The Acting Secretary of State to the Minister in Egypt (Kirk)

294. Your 840, June 28, noon, and previous telegrams mentioned therein. The Department does not consider that it would be desirable, in present circumstances, for this Government to issue a statement designed to give political satisfaction to the Arabs, or to endeavor to induce Zionist leaders in the United States “to revise their views on the Palestine problem in the light of the demonstrated impracticability of the present policy.” Some of the principal reasons for the Department’s attitude are as follows:

The areas inhabited by the Arabs are, as among the Allied and pro-Ally powers, of primary interest and importance to Great Britain, by whom they are for the most part controlled or dominated politically or militarily. It is entirely natural and appropriate, therefore, that the British should take the lead in the issuance of political statements having reference to those areas, and, if they consider a modification of Zionist aims necessary or desirable, that they should be the first to take steps to that end.
From the Department’s observation of the views and aims of Zionists in this country, they do not admit and could not be brought to admit that “the project in its present form has not only failed in the past but is incapable of realization in the future.” They do not grant that the movement is a handicap to the British war effort in the Near East, but hold it to be a source of strength if the British will but use it.
The political strength of Zionists in England is offset to a greater or less extent, depending on circumstances, by considerations of Empire involving the Arabs and the Moslems generally. In the United States there is no such offset which is in any degree comparable. This country, consequently, can hardly be expected to adopt an attitude or policy which is more pro-Arab than the British. In this connection it is noted that Eden’s statement of May 29 omitted all reference to the highly charged question of Palestine.

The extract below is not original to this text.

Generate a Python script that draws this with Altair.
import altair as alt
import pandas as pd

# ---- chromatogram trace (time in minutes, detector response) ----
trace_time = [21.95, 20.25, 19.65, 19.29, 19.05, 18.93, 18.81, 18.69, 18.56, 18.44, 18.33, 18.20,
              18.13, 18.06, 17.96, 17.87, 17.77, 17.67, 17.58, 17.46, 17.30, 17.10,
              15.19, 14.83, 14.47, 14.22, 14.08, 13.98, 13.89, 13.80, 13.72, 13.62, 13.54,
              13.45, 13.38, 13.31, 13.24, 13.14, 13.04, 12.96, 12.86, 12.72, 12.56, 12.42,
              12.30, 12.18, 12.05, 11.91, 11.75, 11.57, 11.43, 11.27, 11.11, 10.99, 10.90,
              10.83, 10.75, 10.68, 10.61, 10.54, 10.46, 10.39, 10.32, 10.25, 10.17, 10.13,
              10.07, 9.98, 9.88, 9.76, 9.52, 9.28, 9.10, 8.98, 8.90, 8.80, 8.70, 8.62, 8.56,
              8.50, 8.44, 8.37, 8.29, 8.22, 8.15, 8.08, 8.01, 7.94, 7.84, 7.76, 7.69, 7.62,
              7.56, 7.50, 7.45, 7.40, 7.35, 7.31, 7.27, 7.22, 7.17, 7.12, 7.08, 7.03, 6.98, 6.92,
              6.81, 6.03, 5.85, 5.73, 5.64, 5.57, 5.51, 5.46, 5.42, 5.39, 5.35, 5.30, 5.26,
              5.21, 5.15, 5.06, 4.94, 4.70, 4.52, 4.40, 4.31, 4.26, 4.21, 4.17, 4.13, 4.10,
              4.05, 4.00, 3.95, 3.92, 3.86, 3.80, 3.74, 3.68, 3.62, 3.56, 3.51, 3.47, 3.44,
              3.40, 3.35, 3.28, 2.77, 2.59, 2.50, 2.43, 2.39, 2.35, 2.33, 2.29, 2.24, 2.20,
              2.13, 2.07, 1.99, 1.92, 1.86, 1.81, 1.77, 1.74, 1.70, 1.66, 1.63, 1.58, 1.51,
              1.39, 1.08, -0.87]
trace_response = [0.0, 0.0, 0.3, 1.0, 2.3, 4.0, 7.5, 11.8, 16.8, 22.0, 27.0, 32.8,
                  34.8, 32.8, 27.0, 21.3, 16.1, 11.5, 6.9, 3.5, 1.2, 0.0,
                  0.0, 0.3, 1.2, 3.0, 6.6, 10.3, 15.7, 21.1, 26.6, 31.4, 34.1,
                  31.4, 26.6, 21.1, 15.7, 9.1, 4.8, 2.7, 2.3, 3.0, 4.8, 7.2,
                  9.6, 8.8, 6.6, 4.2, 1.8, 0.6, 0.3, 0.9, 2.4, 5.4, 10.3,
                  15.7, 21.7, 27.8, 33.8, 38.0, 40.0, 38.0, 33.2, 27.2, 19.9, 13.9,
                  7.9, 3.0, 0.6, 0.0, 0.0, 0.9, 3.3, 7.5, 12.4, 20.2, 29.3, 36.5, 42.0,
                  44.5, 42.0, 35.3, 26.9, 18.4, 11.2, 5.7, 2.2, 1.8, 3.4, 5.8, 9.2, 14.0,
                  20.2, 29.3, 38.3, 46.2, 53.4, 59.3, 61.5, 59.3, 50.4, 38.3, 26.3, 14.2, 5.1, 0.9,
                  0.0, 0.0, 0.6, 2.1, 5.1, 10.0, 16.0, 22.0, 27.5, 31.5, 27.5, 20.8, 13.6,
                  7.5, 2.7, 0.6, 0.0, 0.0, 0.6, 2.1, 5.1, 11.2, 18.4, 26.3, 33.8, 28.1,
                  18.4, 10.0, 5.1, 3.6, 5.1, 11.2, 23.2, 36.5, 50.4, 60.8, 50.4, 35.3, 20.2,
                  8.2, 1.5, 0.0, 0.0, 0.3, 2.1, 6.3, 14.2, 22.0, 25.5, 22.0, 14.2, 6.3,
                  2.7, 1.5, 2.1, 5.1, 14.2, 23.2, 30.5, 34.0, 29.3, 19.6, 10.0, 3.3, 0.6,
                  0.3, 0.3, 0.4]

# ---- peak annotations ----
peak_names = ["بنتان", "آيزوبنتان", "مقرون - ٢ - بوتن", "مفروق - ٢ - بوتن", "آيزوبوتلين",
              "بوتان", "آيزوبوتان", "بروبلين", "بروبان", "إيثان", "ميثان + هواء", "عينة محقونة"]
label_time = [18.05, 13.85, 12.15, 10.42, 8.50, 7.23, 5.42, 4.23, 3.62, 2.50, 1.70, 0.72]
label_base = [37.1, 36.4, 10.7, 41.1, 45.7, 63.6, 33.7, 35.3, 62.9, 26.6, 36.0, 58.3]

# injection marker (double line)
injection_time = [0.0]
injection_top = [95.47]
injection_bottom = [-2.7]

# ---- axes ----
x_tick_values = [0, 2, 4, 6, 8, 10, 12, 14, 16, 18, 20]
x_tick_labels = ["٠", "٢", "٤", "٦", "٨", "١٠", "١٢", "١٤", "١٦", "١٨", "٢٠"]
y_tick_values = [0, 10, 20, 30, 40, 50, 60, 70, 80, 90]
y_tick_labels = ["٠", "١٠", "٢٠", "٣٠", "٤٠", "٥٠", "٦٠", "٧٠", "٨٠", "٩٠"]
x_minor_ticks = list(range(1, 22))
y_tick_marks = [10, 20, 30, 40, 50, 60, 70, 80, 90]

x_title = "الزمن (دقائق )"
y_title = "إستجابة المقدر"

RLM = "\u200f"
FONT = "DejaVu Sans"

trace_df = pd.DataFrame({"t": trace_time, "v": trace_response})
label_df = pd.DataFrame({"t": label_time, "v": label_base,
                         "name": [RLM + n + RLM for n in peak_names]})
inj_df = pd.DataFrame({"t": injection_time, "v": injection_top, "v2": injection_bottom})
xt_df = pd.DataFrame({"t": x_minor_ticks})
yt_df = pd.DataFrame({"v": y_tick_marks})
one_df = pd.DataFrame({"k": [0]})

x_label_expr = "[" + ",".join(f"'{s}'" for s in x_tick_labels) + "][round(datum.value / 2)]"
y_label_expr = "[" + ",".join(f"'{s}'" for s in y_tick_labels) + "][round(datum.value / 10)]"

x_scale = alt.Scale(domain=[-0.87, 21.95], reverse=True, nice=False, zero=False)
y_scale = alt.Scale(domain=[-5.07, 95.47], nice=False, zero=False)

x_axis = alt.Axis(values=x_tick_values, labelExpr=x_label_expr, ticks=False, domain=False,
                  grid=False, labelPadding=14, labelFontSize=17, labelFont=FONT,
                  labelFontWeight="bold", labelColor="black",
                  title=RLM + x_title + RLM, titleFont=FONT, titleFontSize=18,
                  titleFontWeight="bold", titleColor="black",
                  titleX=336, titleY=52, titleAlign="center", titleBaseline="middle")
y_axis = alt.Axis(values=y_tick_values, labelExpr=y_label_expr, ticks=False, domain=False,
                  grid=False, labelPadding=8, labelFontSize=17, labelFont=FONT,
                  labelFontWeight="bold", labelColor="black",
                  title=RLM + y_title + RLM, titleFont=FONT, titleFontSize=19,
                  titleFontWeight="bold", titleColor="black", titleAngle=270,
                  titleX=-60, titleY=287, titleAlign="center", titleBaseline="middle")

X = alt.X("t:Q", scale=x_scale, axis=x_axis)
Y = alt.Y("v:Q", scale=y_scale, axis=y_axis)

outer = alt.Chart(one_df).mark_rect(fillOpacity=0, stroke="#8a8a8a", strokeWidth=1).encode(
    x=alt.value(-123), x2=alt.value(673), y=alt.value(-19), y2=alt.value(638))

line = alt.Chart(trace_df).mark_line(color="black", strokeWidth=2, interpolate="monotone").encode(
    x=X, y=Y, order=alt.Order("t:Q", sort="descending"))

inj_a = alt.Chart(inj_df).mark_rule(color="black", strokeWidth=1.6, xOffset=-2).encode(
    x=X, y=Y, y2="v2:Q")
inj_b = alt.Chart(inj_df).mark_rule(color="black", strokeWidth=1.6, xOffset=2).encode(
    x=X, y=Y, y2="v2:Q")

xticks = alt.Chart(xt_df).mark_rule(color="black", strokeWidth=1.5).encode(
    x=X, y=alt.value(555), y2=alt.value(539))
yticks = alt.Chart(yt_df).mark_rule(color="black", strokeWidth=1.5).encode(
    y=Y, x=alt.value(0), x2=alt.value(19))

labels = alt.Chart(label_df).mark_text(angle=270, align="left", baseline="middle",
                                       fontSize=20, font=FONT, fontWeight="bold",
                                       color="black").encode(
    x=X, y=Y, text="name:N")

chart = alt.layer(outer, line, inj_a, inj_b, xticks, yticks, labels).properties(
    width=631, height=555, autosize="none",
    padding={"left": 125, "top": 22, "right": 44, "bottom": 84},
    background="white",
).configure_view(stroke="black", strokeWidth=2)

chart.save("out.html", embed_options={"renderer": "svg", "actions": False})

Well-informed Arabs are quite aware that the Zionists play a far more important part in American politics than do Arab sympathizers. The Arabs are constantly apprehensive lest this circumstance be translated into pressure brought to bear by this Government upon the British Government to weigh the balance in Palestine in favor of the Zionists. If, therefore, this Government should issue a pro-Arab declaration, intelligent Arabs would probably regard it as purely war-connected, and place even less reliance upon it than upon a similar declaration from the British who, as above stated, are obliged to take Arab and Moslem opinion into careful account. Thus the Arabs themselves would be likely to value an American declaration of this character as a mere self-conveniencing statement.
Up to the present time, it has not been feasible to apply the Wilsonian principle of self-determination to Palestine. Should the [Page 616] situation change in such a way as to make it possible to expect or to hope for its application, the question of a declaration could be reexamined.